The Unfairness of Death
There are days in a writer's life that you wake up in the morning feeling a certain pain in your chest. It is uncomfortable, it sometimes can itch, but it usually can be ignored. Just not today for me.
I am here to talk about one of the most unfair subjects I could ever even try to write about; Death.
In my perspection? Makes no sense. Okay, maybe I am saying this because I don't know how to deal with it, or maybe I just never had enough deaths around me of people that I care to learn, to get used to with how it rolls. Call me selfish, but I would rather spend the rest of my life thinking of death as a bizarre, an even ridiculous thing, than getting used to losing people forever.
Think with me: You scheduled a diner with your lover, has an appointment with your dentist, has plans for the following week, you have a list of things to buy the next time you go to the supermarket and you have to start going to the gym and in fact, you are already paying the gym, and then suddenly, in the middle of the afternoon, you die. What the hell? What about the emails you never checked, the book that you never had the chance to finish, that phone call that you promised you would give to your little sister to make sure that everything is going okay with her?
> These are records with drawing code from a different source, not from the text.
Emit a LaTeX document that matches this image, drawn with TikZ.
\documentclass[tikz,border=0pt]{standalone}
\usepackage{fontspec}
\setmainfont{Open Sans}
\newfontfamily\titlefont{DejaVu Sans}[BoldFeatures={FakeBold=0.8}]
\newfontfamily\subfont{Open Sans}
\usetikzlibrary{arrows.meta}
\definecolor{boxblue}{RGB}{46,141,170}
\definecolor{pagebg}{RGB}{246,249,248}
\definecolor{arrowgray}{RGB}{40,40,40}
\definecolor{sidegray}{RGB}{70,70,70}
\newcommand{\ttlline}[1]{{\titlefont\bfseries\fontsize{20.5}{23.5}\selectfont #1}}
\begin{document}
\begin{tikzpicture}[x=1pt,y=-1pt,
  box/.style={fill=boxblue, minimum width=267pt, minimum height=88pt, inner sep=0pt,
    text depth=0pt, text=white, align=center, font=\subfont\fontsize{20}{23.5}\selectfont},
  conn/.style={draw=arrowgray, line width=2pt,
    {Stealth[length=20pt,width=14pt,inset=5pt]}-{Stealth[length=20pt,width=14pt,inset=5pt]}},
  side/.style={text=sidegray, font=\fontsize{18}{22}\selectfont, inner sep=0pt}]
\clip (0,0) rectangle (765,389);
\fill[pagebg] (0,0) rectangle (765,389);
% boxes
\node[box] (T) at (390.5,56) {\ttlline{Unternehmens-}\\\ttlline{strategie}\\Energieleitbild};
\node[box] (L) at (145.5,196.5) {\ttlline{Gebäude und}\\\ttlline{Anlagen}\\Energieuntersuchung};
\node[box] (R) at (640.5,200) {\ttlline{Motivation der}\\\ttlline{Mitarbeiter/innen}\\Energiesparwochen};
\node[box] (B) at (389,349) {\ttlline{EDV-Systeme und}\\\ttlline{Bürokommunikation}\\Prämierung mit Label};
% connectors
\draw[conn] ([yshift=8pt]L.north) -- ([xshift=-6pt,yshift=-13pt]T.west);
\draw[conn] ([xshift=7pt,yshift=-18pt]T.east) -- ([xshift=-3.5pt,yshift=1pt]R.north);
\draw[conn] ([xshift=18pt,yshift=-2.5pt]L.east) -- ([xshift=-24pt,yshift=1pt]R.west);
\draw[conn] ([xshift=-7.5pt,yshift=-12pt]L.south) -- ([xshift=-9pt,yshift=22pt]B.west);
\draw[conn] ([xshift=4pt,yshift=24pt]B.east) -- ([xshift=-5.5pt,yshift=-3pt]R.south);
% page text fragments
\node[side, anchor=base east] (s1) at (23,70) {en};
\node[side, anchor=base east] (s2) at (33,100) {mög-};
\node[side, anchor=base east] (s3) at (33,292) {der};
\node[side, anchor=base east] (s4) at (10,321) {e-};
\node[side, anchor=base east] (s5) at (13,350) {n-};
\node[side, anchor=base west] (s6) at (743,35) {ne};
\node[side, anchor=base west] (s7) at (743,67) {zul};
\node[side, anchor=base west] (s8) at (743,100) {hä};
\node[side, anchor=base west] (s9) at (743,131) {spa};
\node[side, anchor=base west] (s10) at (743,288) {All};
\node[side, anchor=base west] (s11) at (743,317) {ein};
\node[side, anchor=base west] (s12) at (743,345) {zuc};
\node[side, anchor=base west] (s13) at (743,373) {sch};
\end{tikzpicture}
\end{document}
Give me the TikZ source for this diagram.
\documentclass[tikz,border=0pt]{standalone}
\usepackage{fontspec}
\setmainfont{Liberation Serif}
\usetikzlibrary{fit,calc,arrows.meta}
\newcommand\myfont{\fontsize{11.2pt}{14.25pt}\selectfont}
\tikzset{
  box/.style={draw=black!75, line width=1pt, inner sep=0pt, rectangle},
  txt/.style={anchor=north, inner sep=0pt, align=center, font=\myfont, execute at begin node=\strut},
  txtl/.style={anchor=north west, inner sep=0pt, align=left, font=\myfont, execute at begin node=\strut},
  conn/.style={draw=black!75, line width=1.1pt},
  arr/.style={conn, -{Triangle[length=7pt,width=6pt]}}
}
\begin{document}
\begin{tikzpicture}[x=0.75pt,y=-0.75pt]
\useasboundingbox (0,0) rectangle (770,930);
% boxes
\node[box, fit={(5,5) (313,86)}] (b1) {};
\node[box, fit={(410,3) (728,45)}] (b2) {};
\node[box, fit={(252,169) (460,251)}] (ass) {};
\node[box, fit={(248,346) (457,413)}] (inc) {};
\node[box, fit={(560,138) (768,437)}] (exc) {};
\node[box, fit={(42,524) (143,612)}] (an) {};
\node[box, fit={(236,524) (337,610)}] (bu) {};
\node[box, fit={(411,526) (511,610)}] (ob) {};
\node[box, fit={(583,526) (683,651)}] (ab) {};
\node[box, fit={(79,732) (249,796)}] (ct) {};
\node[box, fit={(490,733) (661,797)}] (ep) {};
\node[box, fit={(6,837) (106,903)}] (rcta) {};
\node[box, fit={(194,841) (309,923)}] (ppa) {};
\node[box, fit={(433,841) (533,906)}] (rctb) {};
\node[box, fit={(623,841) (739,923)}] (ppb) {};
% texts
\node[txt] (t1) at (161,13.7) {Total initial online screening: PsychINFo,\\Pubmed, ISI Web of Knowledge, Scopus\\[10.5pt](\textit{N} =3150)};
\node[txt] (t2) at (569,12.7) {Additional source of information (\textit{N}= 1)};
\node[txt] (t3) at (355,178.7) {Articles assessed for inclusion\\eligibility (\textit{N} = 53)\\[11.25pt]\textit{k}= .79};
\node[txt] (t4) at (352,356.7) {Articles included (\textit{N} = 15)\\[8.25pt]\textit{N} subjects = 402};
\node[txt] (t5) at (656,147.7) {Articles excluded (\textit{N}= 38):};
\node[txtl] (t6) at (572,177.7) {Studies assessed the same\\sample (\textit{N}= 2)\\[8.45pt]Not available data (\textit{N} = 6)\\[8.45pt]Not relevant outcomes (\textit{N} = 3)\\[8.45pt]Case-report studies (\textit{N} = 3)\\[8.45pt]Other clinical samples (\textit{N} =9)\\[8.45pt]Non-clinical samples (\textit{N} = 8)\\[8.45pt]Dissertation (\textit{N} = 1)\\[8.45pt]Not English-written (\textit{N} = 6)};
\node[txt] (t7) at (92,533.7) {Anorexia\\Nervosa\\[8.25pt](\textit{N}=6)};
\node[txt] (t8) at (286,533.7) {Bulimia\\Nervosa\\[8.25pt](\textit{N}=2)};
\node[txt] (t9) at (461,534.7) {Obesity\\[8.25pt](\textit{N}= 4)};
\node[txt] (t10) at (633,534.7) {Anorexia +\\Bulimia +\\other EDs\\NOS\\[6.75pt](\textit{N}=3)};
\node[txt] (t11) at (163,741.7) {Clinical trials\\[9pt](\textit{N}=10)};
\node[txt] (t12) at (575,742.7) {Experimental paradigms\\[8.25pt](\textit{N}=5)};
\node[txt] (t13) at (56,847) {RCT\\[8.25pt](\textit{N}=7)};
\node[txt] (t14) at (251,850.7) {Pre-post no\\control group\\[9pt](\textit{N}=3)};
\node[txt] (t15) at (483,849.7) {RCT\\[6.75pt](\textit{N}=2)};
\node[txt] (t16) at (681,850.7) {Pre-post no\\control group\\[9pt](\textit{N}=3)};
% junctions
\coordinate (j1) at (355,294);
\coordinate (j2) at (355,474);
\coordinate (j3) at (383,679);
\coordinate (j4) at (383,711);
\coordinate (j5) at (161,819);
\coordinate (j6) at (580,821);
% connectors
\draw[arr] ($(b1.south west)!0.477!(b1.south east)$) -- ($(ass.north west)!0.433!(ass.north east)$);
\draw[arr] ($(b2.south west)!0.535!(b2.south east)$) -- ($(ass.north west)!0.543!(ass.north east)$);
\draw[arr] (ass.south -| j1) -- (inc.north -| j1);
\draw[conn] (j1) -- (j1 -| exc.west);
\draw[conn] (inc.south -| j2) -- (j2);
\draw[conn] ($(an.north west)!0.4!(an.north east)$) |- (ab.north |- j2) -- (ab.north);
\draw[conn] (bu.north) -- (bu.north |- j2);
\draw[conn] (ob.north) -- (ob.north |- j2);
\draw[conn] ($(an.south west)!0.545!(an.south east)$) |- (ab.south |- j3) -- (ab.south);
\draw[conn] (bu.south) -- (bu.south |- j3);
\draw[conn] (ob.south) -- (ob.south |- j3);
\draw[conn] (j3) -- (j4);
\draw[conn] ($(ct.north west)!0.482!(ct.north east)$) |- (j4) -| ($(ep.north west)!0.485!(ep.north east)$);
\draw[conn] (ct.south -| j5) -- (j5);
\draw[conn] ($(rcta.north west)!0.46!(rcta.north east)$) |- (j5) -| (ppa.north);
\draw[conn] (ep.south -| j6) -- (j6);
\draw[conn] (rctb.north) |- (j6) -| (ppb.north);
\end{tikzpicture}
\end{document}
I don't know where this malicious idea came from. To die. For what reason exactly?
You spent more than ten years of your life inside of a school, studying chemical formulas that you never used in your entire life, but you were there, learning all about Newton and Dalton and whoever else they thought it would be important for your future. Had a lot of P.E classes and sometimes you almost lost your breath playing those stupid games like dodgeball, but you never gave up. Spent the whole night up studying for your finals and having massive headches because of it, even if you never were really sure about what you wanted to do with your life, you never were sure about your career, your vocation, but it was finally time to choose and you had to, and once again you never gave up and just rolled with the rest of them. And then suddenly this whole thing comes to an end because of a car crash, an artery clogged, a shoot from a delinquent who just happened to like your shoes.
What the actual hell?
Death is a huge wit.
Makes you leave in the middle of the party without saying goodbye to anyone, without having time to listen to your favorite song one more time. You left at home all of your shirts hanging in your closet, your towel still wet on the shower floor, and you even have a dog to feed. The others will be responsible for having to organize everything, to clean your drawers, and to wash every step you left behind during your entire life. You, who always used to say "My things are my responsibility". Just not anymore.
What a bizarre prank: you leave your house after breakfast, and maybe you won't even make it to lunch. You walk down the streets, and you might not even get to the next corner. You start to say something, and you may never finish that sentence.
You don't do checkups, you smoke two packs a day, drink pretty much everything, enjoy your meat underdone, only hooks up with blonde girls and you die during a Saturday morning. If you do checkups regularly, has zero additions, it doesn't matter because newsflash: You will die anyways!
Was that meant to be taken seriously? If you are one hundred years old, okay, the sleep of eternity might be welcome. There is nothing much to do anyways, you body is not keeping up with your mind, and speaking of which, your mind is not quite the same as it was years ago, not alone that you pretty much has nothing left in the drawers. Okay, time to rest in peace.
But before you live everything, before you live until the end? That is unnaceptable. Dying young is a transgression, undoes the natural order of things. Death is an exaggeration. And, like everyone knows, the exaggeration is the raw material of jokes.
Except that, this one isn't funny. At all.